*** INFORMATION SUPPLIED ***
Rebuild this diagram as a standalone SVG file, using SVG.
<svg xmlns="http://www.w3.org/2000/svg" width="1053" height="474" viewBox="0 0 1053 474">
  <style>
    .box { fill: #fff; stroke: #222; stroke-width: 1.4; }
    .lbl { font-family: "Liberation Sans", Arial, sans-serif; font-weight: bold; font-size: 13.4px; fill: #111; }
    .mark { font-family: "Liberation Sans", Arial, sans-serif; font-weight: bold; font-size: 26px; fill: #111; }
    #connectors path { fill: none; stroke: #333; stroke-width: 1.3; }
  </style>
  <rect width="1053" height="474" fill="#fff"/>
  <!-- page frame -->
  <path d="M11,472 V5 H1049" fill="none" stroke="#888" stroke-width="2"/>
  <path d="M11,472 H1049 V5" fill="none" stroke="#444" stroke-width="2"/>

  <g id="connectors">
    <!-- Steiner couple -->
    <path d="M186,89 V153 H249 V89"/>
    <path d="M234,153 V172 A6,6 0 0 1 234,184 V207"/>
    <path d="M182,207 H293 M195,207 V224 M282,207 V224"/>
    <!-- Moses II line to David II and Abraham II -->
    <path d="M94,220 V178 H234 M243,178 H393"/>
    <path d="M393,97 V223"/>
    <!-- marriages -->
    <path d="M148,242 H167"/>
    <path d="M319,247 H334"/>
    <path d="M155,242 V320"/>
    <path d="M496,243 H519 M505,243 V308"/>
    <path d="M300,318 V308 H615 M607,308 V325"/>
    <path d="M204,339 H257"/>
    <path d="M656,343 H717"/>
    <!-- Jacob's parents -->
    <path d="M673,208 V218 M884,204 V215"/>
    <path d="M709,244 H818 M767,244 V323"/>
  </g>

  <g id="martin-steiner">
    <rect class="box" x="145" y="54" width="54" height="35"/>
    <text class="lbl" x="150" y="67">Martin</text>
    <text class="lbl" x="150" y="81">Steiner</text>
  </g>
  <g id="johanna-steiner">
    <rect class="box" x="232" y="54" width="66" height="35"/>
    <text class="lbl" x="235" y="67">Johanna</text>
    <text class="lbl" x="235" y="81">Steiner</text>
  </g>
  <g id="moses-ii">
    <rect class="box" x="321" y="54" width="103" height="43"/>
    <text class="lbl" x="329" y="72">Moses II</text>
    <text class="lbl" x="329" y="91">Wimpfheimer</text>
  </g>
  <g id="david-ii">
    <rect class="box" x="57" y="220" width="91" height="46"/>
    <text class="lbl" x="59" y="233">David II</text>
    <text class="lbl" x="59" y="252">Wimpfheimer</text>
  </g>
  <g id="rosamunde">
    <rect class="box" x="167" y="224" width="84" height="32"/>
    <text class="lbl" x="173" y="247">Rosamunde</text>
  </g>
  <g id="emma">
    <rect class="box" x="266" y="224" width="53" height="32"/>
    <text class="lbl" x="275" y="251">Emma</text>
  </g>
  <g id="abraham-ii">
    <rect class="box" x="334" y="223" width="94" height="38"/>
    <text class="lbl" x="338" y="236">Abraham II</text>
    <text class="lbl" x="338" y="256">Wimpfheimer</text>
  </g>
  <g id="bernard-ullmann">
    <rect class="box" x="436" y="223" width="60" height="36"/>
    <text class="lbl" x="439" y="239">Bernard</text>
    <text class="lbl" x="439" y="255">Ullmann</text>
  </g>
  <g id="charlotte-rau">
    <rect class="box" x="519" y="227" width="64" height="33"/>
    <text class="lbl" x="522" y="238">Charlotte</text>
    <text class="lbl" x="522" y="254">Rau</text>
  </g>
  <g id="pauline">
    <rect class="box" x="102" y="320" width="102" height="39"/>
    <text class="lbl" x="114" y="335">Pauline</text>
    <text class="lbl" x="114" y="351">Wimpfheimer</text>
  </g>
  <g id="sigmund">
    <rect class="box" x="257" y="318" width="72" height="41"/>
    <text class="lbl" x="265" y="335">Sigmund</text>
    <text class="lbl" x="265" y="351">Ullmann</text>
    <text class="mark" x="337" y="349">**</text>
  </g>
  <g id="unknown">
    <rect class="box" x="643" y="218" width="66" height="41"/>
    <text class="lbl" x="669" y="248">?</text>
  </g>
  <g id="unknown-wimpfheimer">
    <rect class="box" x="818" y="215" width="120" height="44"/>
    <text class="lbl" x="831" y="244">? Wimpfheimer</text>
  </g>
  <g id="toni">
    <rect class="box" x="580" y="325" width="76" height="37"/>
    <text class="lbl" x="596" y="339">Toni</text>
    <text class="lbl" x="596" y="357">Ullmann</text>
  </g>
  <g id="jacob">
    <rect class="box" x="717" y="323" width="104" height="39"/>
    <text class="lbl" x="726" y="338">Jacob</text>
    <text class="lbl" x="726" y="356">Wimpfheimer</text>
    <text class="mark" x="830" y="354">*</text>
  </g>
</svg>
***
Write out the material from the first line to the last, exactly.

**WRITTEN REPLY:**
Rebuild this diagram as a standalone SVG file, using SVG.
<svg xmlns="http://www.w3.org/2000/svg" width="1053" height="474" viewBox="0 0 1053 474">
  <style>
    .box { fill: #fff; stroke: #222; stroke-width: 1.4; }
    .lbl { font-family: "Liberation Sans", Arial, sans-serif; font-weight: bold; font-size: 13.4px; fill: #111; }
    .mark { font-family: "Liberation Sans", Arial, sans-serif; font-weight: bold; font-size: 26px; fill: #111; }
    #connectors path { fill: none; stroke: #333; stroke-width: 1.3; }
  </style>
  <rect width="1053" height="474" fill="#fff"/>
  <!-- page frame -->
  <path d="M11,472 V5 H1049" fill="none" stroke="#888" stroke-width="2"/>
  <path d="M11,472 H1049 V5" fill="none" stroke="#444" stroke-width="2"/>

  <g id="connectors">
    <!-- Steiner couple -->
    <path d="M186,89 V153 H249 V89"/>
    <path d="M234,153 V172 A6,6 0 0 1 234,184 V207"/>
    <path d="M182,207 H293 M195,207 V224 M282,207 V224"/>
    <!-- Moses II line to David II and Abraham II -->
    <path d="M94,220 V178 H234 M243,178 H393"/>
    <path d="M393,97 V223"/>
    <!-- marriages -->
    <path d="M148,242 H167"/>
    <path d="M319,247 H334"/>
    <path d="M155,242 V320"/>
    <path d="M496,243 H519 M505,243 V308"/>
    <path d="M300,318 V308 H615 M607,308 V325"/>
    <path d="M204,339 H257"/>
    <path d="M656,343 H717"/>
    <!-- Jacob's parents -->
    <path d="M673,208 V218 M884,204 V215"/>
    <path d="M709,244 H818 M767,244 V323"/>
  </g>

  <g id="martin-steiner">
    <rect class="box" x="145" y="54" width="54" height="35"/>
    <text class="lbl" x="150" y="67">Martin</text>
    <text class="lbl" x="150" y="81">Steiner</text>
  </g>
  <g id="johanna-steiner">
    <rect class="box" x="232" y="54" width="66" height="35"/>
    <text class="lbl" x="235" y="67">Johanna</text>
    <text class="lbl" x="235" y="81">Steiner</text>
  </g>
  <g id="moses-ii">
    <rect class="box" x="321" y="54" width="103" height="43"/>
    <text class="lbl" x="329" y="72">Moses II</text>
    <text class="lbl" x="329" y="91">Wimpfheimer</text>
  </g>
  <g id="david-ii">
    <rect class="box" x="57" y="220" width="91" height="46"/>
    <text class="lbl" x="59" y="233">David II</text>
    <text class="lbl" x="59" y="252">Wimpfheimer</text>
  </g>
  <g id="rosamunde">
    <rect class="box" x="167" y="224" width="84" height="32"/>
    <text class="lbl" x="173" y="247">Rosamunde</text>
  </g>
  <g id="emma">
    <rect class="box" x="266" y="224" width="53" height="32"/>
    <text class="lbl" x="275" y="251">Emma</text>
  </g>
  <g id="abraham-ii">
    <rect class="box" x="334" y="223" width="94" height="38"/>
    <text class="lbl" x="338" y="236">Abraham II</text>
    <text class="lbl" x="338" y="256">Wimpfheimer</text>
  </g>
  <g id="bernard-ullmann">
    <rect class="box" x="436" y="223" width="60" height="36"/>
    <text class="lbl" x="439" y="239">Bernard</text>
    <text class="lbl" x="439" y="255">Ullmann</text>
  </g>
  <g id="charlotte-rau">
    <rect class="box" x="519" y="227" width="64" height="33"/>
    <text class="lbl" x="522" y="238">Charlotte</text>
    <text class="lbl" x="522" y="254">Rau</text>
  </g>
  <g id="pauline">
    <rect class="box" x="102" y="320" width="102" height="39"/>
    <text class="lbl" x="114" y="335">Pauline</text>
    <text class="lbl" x="114" y="351">Wimpfheimer</text>
  </g>
  <g id="sigmund">
    <rect class="box" x="257" y="318" width="72" height="41"/>
    <text class="lbl" x="265" y="335">Sigmund</text>
    <text class="lbl" x="265" y="351">Ullmann</text>
    <text class="mark" x="337" y="349">**</text>
  </g>
  <g id="unknown">
    <rect class="box" x="643" y="218" width="66" height="41"/>
    <text class="lbl" x="669" y="248">?</text>
  </g>
  <g id="unknown-wimpfheimer">
    <rect class="box" x="818" y="215" width="120" height="44"/>
    <text class="lbl" x="831" y="244">? Wimpfheimer</text>
  </g>
  <g id="toni">
    <rect class="box" x="580" y="325" width="76" height="37"/>
    <text class="lbl" x="596" y="339">Toni</text>
    <text class="lbl" x="596" y="357">Ullmann</text>
  </g>
  <g id="jacob">
    <rect class="box" x="717" y="323" width="104" height="39"/>
    <text class="lbl" x="726" y="338">Jacob</text>
    <text class="lbl" x="726" y="356">Wimpfheimer</text>
    <text class="mark" x="830" y="354">*</text>
  </g>
</svg>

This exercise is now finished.